Where should Vcore be measured during load-step testing?

Measure at multiple points: converter output, output capacitor bank, remote sense location, and as close as practical to the ASIC load. The load-side measurement is usually the most relevant for device tolerance.

Why does oscilloscope probe grounding matter?

A long probe ground lead adds inductance and can create false ringing. Low-inductance probing is required for meaningful transient and ripple measurements.

How do output capacitors affect dynamic response?

Output capacitors supply immediate transient current, reduce rail impedance, and influence damping. Effective capacitance, ESR, ESL, placement, and DC bias all affect the measured waveform.

Is a Bode plot enough to validate dynamic response?

No. A Bode plot helps review small-signal stability, but large-signal load-step testing is still required to verify real undershoot, overshoot, ringing, and recovery behavior.

How should a high-current Vcore rail be tested?

Test static load, ripple, thermal behavior, phase current sharing, dynamic load response, multiple probe locations, multiple load levels, realistic airflow, and approved component alternatives.

Engineering Summary

Dynamic load response testing is a required validation step for low-voltage high-current buck converters used in ASIC, FPGA, processor, switch-chip, and accelerator Vcore rails. Static current capability does not confirm transient performance. A rail must be tested for load step amplitude, slew rate, undershoot, overshoot, ringing, recovery time, probe location, thermal condition, and repeatability.

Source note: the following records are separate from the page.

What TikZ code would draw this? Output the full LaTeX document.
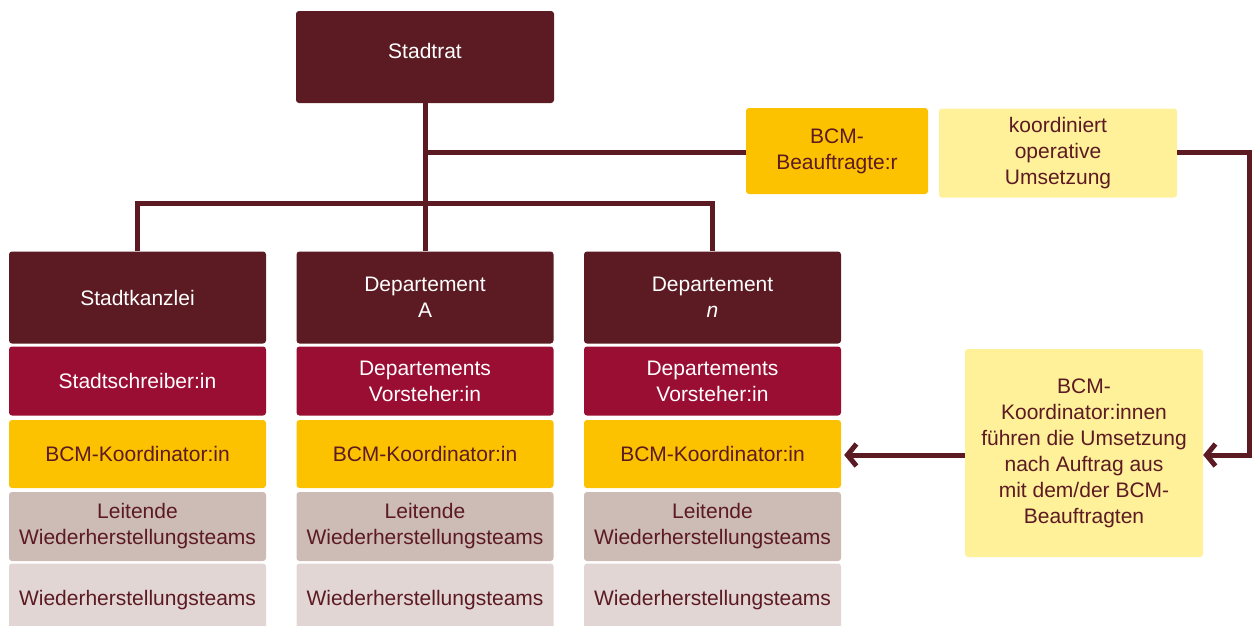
\documentclass[tikz,border=0pt]{standalone}
\usepackage{fontspec}
\setmainfont{Liberation Sans}
\usetikzlibrary{arrows.meta}
\definecolor{maroon}{HTML}{5C1A22}
\definecolor{crimson}{HTML}{9B0E33}
\definecolor{gold}{HTML}{FCC200}
\definecolor{lightyel}{HTML}{FFF09A}
\definecolor{tan}{HTML}{CDBBB5}
\definecolor{pale}{HTML}{E2D6D4}
\tikzset{
  box/.style={rounded corners=3pt, inner sep=0pt, align=center,
    font=\fontsize{21}{26}\selectfont},
  darkbox/.style={box, fill=maroon, text=white},
  redbox/.style={box, fill=crimson, text=white},
  goldbox/.style={box, fill=gold, text=maroon},
  yelbox/.style={box, fill=lightyel, text=maroon},
  tanbox/.style={box, fill=tan, text=maroon},
  palebox/.style={box, fill=pale, text=maroon},
  conn/.style={draw=maroon, line width=5pt},
  arr/.style={conn, -{Straight Barb[length=9pt,width=22pt]}},
  colw/.style={minimum width=257pt}
}
\begin{document}
\begin{tikzpicture}[x=1pt,y=-1pt]
\useasboundingbox (0,0) rectangle (1257,625);
\clip (0,0) rectangle (1257,625);
% top
\node[darkbox, minimum width=258pt, minimum height=92pt] (rat) at (425,57) {};
\node[box, text=white] (rattxt) at (425,51) {Stadtrat};
\node[goldbox, minimum width=182pt, minimum height=86pt] (beauf) at (837,151) {BCM-\\Beauftragte:r};
\node[yelbox, minimum width=238pt, minimum height=89pt] (koord) at (1058,153) {koordiniert\\operative\\Umsetzung};
\node[yelbox, minimum width=238pt, minimum height=208pt] (fuehr) at (1084,453) {BCM-\\Koordinator:innen\\führen die Umsetzung\\nach Auftrag aus\\mit dem/der BCM-\\Beauftragten};
% columns
\foreach \n/\x/\head/\vor in {a/137.5/Stadtkanzlei/Stadtschreiber:in,
   b/425/{Departement\\A}/{Departements\\Vorsteher:in},
   c/712.5/{Departement\\\textit{n}}/{Departements\\Vorsteher:in}}{
  \node[darkbox, colw, minimum height=92pt] (h\n) at (\x,297.5) {\head};
  \node[redbox, colw, minimum height=69pt] (v\n) at (\x,381) {\vor};
  \node[goldbox, colw, minimum height=68pt] (k\n) at (\x,454) {BCM-Koordinator:in};
  \node[tanbox, colw, minimum height=69pt] (l\n) at (\x,526.5) {Leitende\\Wiederherstellungsteams};
  \node[palebox, colw, minimum height=74pt] (w\n) at (\x,600.5) {Wiederherstellungsteams};
}
% connectors
\coordinate (bus) at (425,203);
\coordinate (mid) at (425,152);
\draw[conn] (rat.south) -- (hb.north);
\draw[conn] (ha.north) |- (bus) -| (hc.north);
\draw[conn] (mid) -- (beauf.west |- mid);
\coordinate (rc) at (1249,152);
\coordinate (rb) at (1249,455);
\draw[conn, line join=miter] (koord.east |- rc) -- (rc) -- (rb);
\draw[arr] ([xshift=2.5pt]rb) -- (fuehr.east |- rb);
\draw[arr] (fuehr.west |- rb) -- ([xshift=3pt]kc.east |- rb);
\end{tikzpicture}
\end{document}
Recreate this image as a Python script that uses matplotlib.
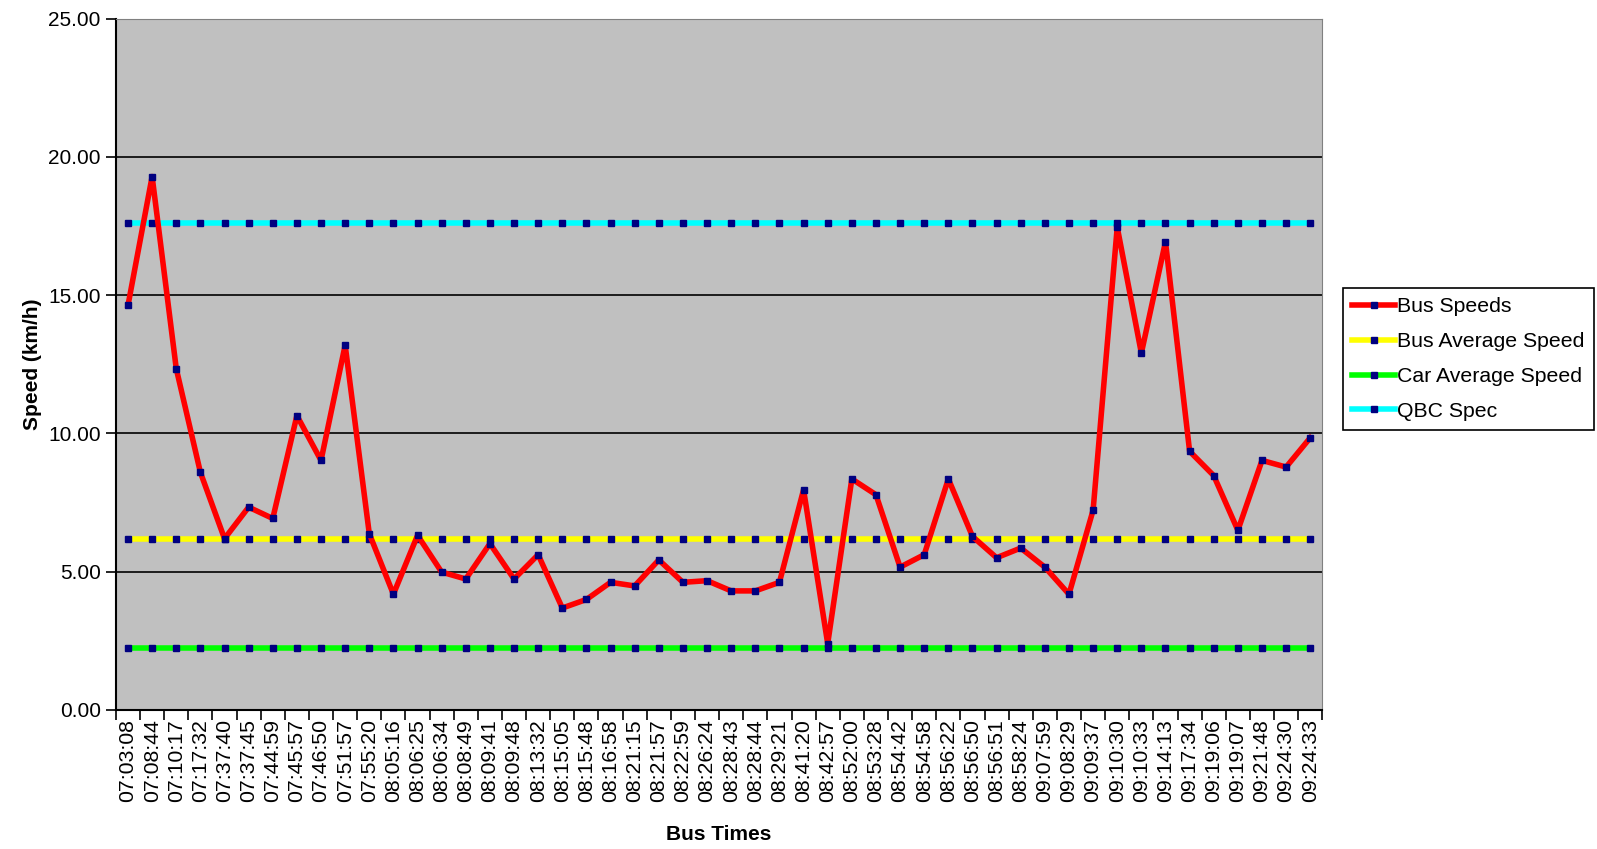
import numpy as np
import matplotlib.pyplot as plt

plt.rcParams['font.family'] = ['Liberation Sans', 'DejaVu Sans']

# bus passing times (category axis)
bus_times = ["07:03:08", "07:08:44", "07:10:17", "07:17:32", "07:37:40", "07:37:45",
             "07:44:59", "07:45:57", "07:46:50", "07:51:57", "07:55:20", "08:05:16",
             "08:06:25", "08:06:34", "08:08:49", "08:09:41", "08:09:48", "08:13:32",
             "08:15:05", "08:15:48", "08:16:58", "08:21:15", "08:21:57", "08:22:59",
             "08:26:24", "08:28:43", "08:28:44", "08:29:21", "08:41:20", "08:42:57",
             "08:52:00", "08:53:28", "08:54:42", "08:54:58", "08:56:22", "08:56:50",
             "08:56:51", "08:58:24", "09:07:59", "09:08:29", "09:09:37", "09:10:30",
             "09:10:33", "09:14:13", "09:17:34", "09:19:06", "09:19:07", "09:21:48",
             "09:24:30", "09:24:33"]

bus_speeds = [14.63, 19.29, 12.34, 8.59, 6.19, 7.33, 6.92, 10.64, 9.02, 13.19,
              6.37, 4.18, 6.31, 4.98, 4.73, 6.01, 4.73, 5.61, 3.68, 3.99,
              4.61, 4.48, 5.42, 4.61, 4.67, 4.30, 4.30, 4.61, 7.96, 2.39,
              8.35, 7.78, 5.16, 5.61, 8.35, 6.27, 5.50, 5.85, 5.16, 4.18,
              7.22, 17.46, 12.90, 16.93, 9.35, 8.47, 6.49, 9.02, 8.78, 9.84]

bus_avg_speed = 6.17
car_avg_speed = 2.24
qbc_spec = 17.62

x = np.arange(len(bus_times))
n = len(bus_times)

fig = plt.figure(figsize=(15.97, 8.49), dpi=100)
ax = fig.add_axes([0.0726, 0.164, 0.7554, 0.814])
ax.set_facecolor('#C0C0C0')

mk = dict(marker='s', markersize=5, markerfacecolor='#000080',
          markeredgecolor='#000080', linewidth=4)

ax.plot(x, bus_speeds, color='#FF0000', label='Bus Speeds', zorder=5, **mk)
ax.plot(x, [bus_avg_speed] * n, color='#FFFF00', label='Bus Average Speed', zorder=3, **mk)
ax.plot(x, [car_avg_speed] * n, color='#00FF00', label='Car Average Speed', zorder=3, **mk)
ax.plot(x, [qbc_spec] * n, color='#00FFFF', label='QBC Spec', zorder=3, **mk)

ax.set_xlim(-0.5, n - 0.5)
ax.set_ylim(0, 25)
ax.set_yticks(np.arange(0, 26, 5))
ax.set_yticklabels([f"{v:.2f}" for v in np.arange(0, 26, 5)], fontsize=15)
ax.yaxis.grid(True, color='black', linewidth=1.2)
ax.set_axisbelow(True)

ax.set_xticks(x)
ax.set_xticklabels(bus_times, rotation=90, fontsize=15.3)
ax.tick_params(axis='x', which='major', length=0, pad=7)
ax.set_xticks(np.arange(-0.5, n, 1), minor=True)
ax.tick_params(axis='x', which='minor', length=7, width=1.2, color='black')
ax.tick_params(axis='y', length=7, width=1.2, pad=4)

for s in ['top', 'right']:
    ax.spines[s].set_color('#808080')
for s in ['left', 'bottom']:
    ax.spines[s].set_color('black')
    ax.spines[s].set_linewidth(1.5)

ax.set_xlabel('Bus Times', fontsize=15, fontweight='bold', labelpad=16)
ax.set_ylabel('Speed (km/h)', fontsize=15, fontweight='bold', labelpad=4)

leg = ax.legend(loc='upper left', bbox_to_anchor=(1.017, 0.611), fontsize=15.3,
                frameon=True, fancybox=False, edgecolor='black', framealpha=1,
                handlelength=2.0, handletextpad=0.1, borderpad=0.45,
                labelspacing=0.75, borderaxespad=0)
leg.get_frame().set_linewidth(1.2)

fig.savefig('out.png', dpi=100)
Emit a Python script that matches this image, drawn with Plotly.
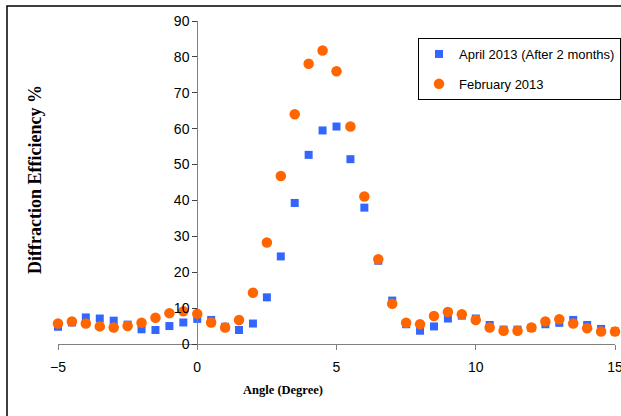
import plotly.graph_objects as go

angle = [-5, -4.5, -4, -3.5, -3, -2.5, -2, -1.5, -1, -0.5, 0, 0.5, 1, 1.5, 2, 2.5, 3, 3.5, 4, 4.5,
         5, 5.5, 6, 6.5, 7, 7.5, 8, 8.5, 9, 9.5, 10, 10.5, 11, 11.5, 12, 12.5, 13, 13.5, 14, 14.5, 15]

april = [4.8, 6.0, 7.4, 7.1, 6.5, 5.4, 4.1, 3.9, 5.0, 6.0, 7.0, 6.7, 4.8, 3.9, 5.7, 13.0, 24.4, 39.3, 52.7, 59.5,
         60.6, 51.5, 38.0, 23.2, 12.1, 5.5, 3.7, 4.9, 7.1, 7.9, 7.1, 5.3, 4.0, 4.0, 4.5, 5.5, 5.9, 6.7, 5.3, 4.2, 3.5]

february = [5.7, 6.3, 5.7, 4.9, 4.6, 5.0, 5.9, 7.3, 8.6, 9.1, 8.4, 6.0, 4.6, 6.7, 14.3, 28.3, 46.8, 64.0, 78.1, 81.8,
            76.0, 60.6, 41.1, 23.6, 11.2, 5.9, 5.5, 7.8, 8.9, 8.3, 6.7, 4.6, 3.7, 3.7, 4.6, 6.3, 6.9, 5.7, 4.4, 3.5, 3.5]

x_ticks = [-5, 0, 5, 10, 15]
y_ticks = [0, 10, 20, 30, 40, 50, 60, 70, 80, 90]

W, H = 621, 416
L, R, T, B = 58, 6, 21, 72
pw, ph = W - L - R, H - T - B

def px(xp):
    return (xp - L) / pw

def py(yp):
    return (H - B - yp) / ph

fig = go.Figure()
fig.add_trace(go.Scatter(
    x=angle, y=april, mode="markers", name="April 2013 (After 2 months)",
    marker=dict(symbol="square", size=8, color="#3366FF"),
    cliponaxis=False, legendgroup="a"))
fig.add_trace(go.Scatter(
    x=angle, y=february, mode="markers", name="February 2013",
    marker=dict(symbol="circle", size=10.5, color="#FF6600"),
    cliponaxis=False, legendgroup="b"))

axis_col = "#808080"
fig.update_layout(
    width=W, height=H,
    margin=dict(l=L, r=R, t=T, b=B, autoexpand=False),
    paper_bgcolor="white", plot_bgcolor="white",
    font=dict(family="Arial, Liberation Sans, sans-serif", size=14, color="black"),
    xaxis=dict(range=[-5, 15], tickvals=x_ticks, showgrid=False, zeroline=False,
               showline=True, linecolor=axis_col, linewidth=1,
               ticks="outside", ticklen=5, tickcolor=axis_col, ticklabelstandoff=5,
               ticklabeloverflow="allow",
               tickfont=dict(size=14), domain=[0, 1], automargin=False),
    yaxis=dict(range=[0, 90], tickvals=y_ticks, showgrid=False, zeroline=False,
               showline=True, linecolor=axis_col, linewidth=1,
               ticks="outside", ticklen=5, tickcolor="#404040",
               ticklabeloverflow="allow",
               tickfont=dict(size=14), anchor="free", position=(0 - (-5)) / 20,
               automargin=False),
    legend=dict(x=px(418), y=py(38), xanchor="left", yanchor="top",
                bordercolor="black", borderwidth=1, bgcolor="white",
                font=dict(size=13), traceorder="grouped", tracegroupgap=10),
    showlegend=True,
)

fig.add_shape(type="rect", xref="paper", yref="paper",
              x0=px(7), x1=px(W + 20), y0=py(H + 20), y1=py(6),
              line=dict(color="black", width=1.5), fillcolor="rgba(0,0,0,0)", layer="below")

fig.add_annotation(text="<b>Angle (Degree)</b>", xref="paper", yref="paper",
                   x=px(283), y=py(390), showarrow=False, xanchor="center", yanchor="middle",
                   font=dict(family="Times New Roman, Liberation Serif, serif", size=12.5, color="black"))
fig.add_annotation(text="<b>Diffraction Efficiency %</b>", xref="paper", yref="paper",
                   x=px(35), y=py(180), showarrow=False, textangle=-90,
                   xanchor="center", yanchor="middle",
                   font=dict(family="Times New Roman, Liberation Serif, serif", size=18, color="black"))

fig.write_html("out.html", config={"displayModeBar": False},
               post_script="document.body.style.margin='0';document.body.style.overflow='hidden';")
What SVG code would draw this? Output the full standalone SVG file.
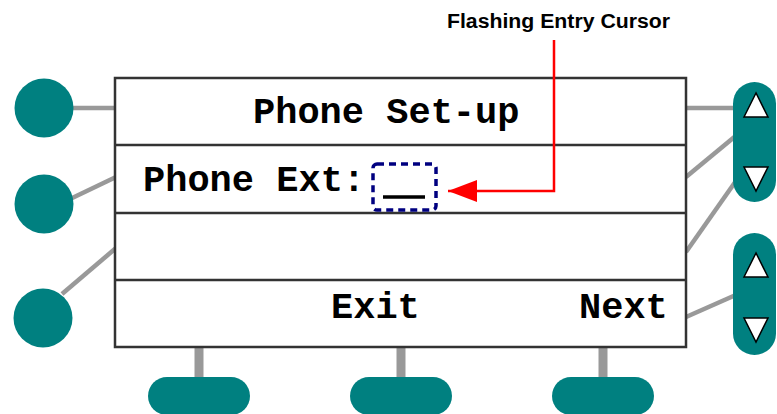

The most useful waveform is measured at the correct physical location with a low-inductance probe method and a realistic current step. Output capacitors provide immediate current support, while the control loop restores the rail. The final result depends on capacitor network design, power-stage response, inductor behavior, remote sense routing, PCB parasitics, measurement setup, and thermal operating condition.